● **DATA BLOCK**

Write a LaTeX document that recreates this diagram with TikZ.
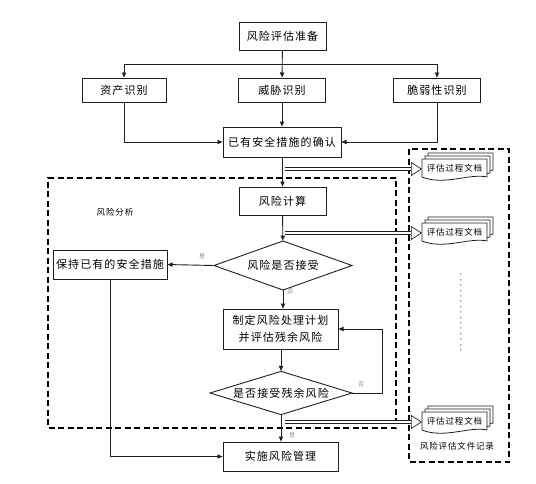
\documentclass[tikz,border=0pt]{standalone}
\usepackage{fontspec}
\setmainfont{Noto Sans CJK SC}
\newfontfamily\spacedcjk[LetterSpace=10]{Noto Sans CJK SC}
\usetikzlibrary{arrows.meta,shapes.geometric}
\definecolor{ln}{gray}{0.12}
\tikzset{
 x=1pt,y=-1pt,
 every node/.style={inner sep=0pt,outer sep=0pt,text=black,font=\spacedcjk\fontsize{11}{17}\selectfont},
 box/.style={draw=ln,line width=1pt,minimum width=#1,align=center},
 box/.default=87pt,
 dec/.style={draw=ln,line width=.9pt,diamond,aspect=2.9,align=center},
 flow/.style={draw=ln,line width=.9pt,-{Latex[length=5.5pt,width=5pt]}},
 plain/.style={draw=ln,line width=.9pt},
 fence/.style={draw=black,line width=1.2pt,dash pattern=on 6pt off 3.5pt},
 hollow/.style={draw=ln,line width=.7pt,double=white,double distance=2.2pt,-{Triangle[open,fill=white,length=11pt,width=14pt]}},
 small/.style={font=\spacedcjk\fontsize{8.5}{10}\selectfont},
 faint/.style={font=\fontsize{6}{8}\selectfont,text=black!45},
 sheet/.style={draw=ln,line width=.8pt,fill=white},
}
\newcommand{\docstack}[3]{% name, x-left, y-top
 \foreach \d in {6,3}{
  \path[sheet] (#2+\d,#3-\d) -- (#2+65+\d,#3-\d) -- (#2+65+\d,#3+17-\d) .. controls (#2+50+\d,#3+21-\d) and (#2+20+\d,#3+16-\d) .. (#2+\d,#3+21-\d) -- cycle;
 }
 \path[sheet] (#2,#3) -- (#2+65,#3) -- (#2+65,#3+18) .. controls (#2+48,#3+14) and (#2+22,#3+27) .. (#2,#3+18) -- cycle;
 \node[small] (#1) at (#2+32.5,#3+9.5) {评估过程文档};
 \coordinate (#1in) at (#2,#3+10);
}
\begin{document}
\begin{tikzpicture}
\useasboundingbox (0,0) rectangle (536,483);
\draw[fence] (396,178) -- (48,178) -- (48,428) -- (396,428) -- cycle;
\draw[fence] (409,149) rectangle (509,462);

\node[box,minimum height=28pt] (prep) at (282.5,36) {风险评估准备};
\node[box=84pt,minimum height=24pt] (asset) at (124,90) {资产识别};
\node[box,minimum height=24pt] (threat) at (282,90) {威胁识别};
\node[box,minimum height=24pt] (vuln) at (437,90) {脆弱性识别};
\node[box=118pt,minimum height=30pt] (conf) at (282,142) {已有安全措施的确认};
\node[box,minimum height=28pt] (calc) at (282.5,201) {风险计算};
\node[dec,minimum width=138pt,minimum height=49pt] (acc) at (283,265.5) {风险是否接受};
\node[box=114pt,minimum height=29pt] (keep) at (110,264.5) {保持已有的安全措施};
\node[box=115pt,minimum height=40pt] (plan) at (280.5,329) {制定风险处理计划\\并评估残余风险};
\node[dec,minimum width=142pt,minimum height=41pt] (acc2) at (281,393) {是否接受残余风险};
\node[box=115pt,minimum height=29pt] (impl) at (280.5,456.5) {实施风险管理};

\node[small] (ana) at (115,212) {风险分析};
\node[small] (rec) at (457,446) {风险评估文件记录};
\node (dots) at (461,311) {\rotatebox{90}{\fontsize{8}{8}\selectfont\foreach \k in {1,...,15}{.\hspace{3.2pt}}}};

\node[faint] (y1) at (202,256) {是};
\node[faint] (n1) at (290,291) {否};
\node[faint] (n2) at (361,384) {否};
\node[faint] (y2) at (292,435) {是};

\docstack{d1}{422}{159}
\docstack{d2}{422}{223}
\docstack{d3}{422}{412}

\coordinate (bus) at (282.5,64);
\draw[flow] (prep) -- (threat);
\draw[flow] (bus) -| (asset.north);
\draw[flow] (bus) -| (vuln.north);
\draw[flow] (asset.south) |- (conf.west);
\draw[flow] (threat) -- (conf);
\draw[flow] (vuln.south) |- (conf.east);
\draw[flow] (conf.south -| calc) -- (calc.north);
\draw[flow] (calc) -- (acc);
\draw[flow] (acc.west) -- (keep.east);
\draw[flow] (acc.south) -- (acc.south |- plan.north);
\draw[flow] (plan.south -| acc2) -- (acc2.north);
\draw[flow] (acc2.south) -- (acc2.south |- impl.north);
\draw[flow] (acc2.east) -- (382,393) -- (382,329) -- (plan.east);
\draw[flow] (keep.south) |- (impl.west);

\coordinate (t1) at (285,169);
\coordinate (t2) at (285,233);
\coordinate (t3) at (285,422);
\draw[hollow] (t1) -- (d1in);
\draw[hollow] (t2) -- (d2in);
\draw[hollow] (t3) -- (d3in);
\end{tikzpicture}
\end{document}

● **TASK DIRECTIONS**
Transcribe the full listing character for character. Pictures are excluded.

● **THE REPLY**
Write a LaTeX document that recreates this diagram with TikZ.
\documentclass[tikz,border=0pt]{standalone}
\usepackage{fontspec}
\setmainfont{Noto Sans CJK SC}
\newfontfamily\spacedcjk[LetterSpace=10]{Noto Sans CJK SC}
\usetikzlibrary{arrows.meta,shapes.geometric}
\definecolor{ln}{gray}{0.12}
\tikzset{
 x=1pt,y=-1pt,
 every node/.style={inner sep=0pt,outer sep=0pt,text=black,font=\spacedcjk\fontsize{11}{17}\selectfont},
 box/.style={draw=ln,line width=1pt,minimum width=#1,align=center},
 box/.default=87pt,
 dec/.style={draw=ln,line width=.9pt,diamond,aspect=2.9,align=center},
 flow/.style={draw=ln,line width=.9pt,-{Latex[length=5.5pt,width=5pt]}},
 plain/.style={draw=ln,line width=.9pt},
 fence/.style={draw=black,line width=1.2pt,dash pattern=on 6pt off 3.5pt},
 hollow/.style={draw=ln,line width=.7pt,double=white,double distance=2.2pt,-{Triangle[open,fill=white,length=11pt,width=14pt]}},
 small/.style={font=\spacedcjk\fontsize{8.5}{10}\selectfont},
 faint/.style={font=\fontsize{6}{8}\selectfont,text=black!45},
 sheet/.style={draw=ln,line width=.8pt,fill=white},
}
\newcommand{\docstack}[3]{% name, x-left, y-top
 \foreach \d in {6,3}{
  \path[sheet] (#2+\d,#3-\d) -- (#2+65+\d,#3-\d) -- (#2+65+\d,#3+17-\d) .. controls (#2+50+\d,#3+21-\d) and (#2+20+\d,#3+16-\d) .. (#2+\d,#3+21-\d) -- cycle;
 }
 \path[sheet] (#2,#3) -- (#2+65,#3) -- (#2+65,#3+18) .. controls (#2+48,#3+14) and (#2+22,#3+27) .. (#2,#3+18) -- cycle;
 \node[small] (#1) at (#2+32.5,#3+9.5) {评估过程文档};
 \coordinate (#1in) at (#2,#3+10);
}
\begin{document}
\begin{tikzpicture}
\useasboundingbox (0,0) rectangle (536,483);
\draw[fence] (396,178) -- (48,178) -- (48,428) -- (396,428) -- cycle;
\draw[fence] (409,149) rectangle (509,462);

\node[box,minimum height=28pt] (prep) at (282.5,36) {风险评估准备};
\node[box=84pt,minimum height=24pt] (asset) at (124,90) {资产识别};
\node[box,minimum height=24pt] (threat) at (282,90) {威胁识别};
\node[box,minimum height=24pt] (vuln) at (437,90) {脆弱性识别};
\node[box=118pt,minimum height=30pt] (conf) at (282,142) {已有安全措施的确认};
\node[box,minimum height=28pt] (calc) at (282.5,201) {风险计算};
\node[dec,minimum width=138pt,minimum height=49pt] (acc) at (283,265.5) {风险是否接受};
\node[box=114pt,minimum height=29pt] (keep) at (110,264.5) {保持已有的安全措施};
\node[box=115pt,minimum height=40pt] (plan) at (280.5,329) {制定风险处理计划\\并评估残余风险};
\node[dec,minimum width=142pt,minimum height=41pt] (acc2) at (281,393) {是否接受残余风险};
\node[box=115pt,minimum height=29pt] (impl) at (280.5,456.5) {实施风险管理};

\node[small] (ana) at (115,212) {风险分析};
\node[small] (rec) at (457,446) {风险评估文件记录};
\node (dots) at (461,311) {\rotatebox{90}{\fontsize{8}{8}\selectfont\foreach \k in {1,...,15}{.\hspace{3.2pt}}}};

\node[faint] (y1) at (202,256) {是};
\node[faint] (n1) at (290,291) {否};
\node[faint] (n2) at (361,384) {否};
\node[faint] (y2) at (292,435) {是};

\docstack{d1}{422}{159}
\docstack{d2}{422}{223}
\docstack{d3}{422}{412}

\coordinate (bus) at (282.5,64);
\draw[flow] (prep) -- (threat);
\draw[flow] (bus) -| (asset.north);
\draw[flow] (bus) -| (vuln.north);
\draw[flow] (asset.south) |- (conf.west);
\draw[flow] (threat) -- (conf);
\draw[flow] (vuln.south) |- (conf.east);
\draw[flow] (conf.south -| calc) -- (calc.north);
\draw[flow] (calc) -- (acc);
\draw[flow] (acc.west) -- (keep.east);
\draw[flow] (acc.south) -- (acc.south |- plan.north);
\draw[flow] (plan.south -| acc2) -- (acc2.north);
\draw[flow] (acc2.south) -- (acc2.south |- impl.north);
\draw[flow] (acc2.east) -- (382,393) -- (382,329) -- (plan.east);
\draw[flow] (keep.south) |- (impl.west);

\coordinate (t1) at (285,169);
\coordinate (t2) at (285,233);
\coordinate (t3) at (285,422);
\draw[hollow] (t1) -- (d1in);
\draw[hollow] (t2) -- (d2in);
\draw[hollow] (t3) -- (d3in);
\end{tikzpicture}
\end{document}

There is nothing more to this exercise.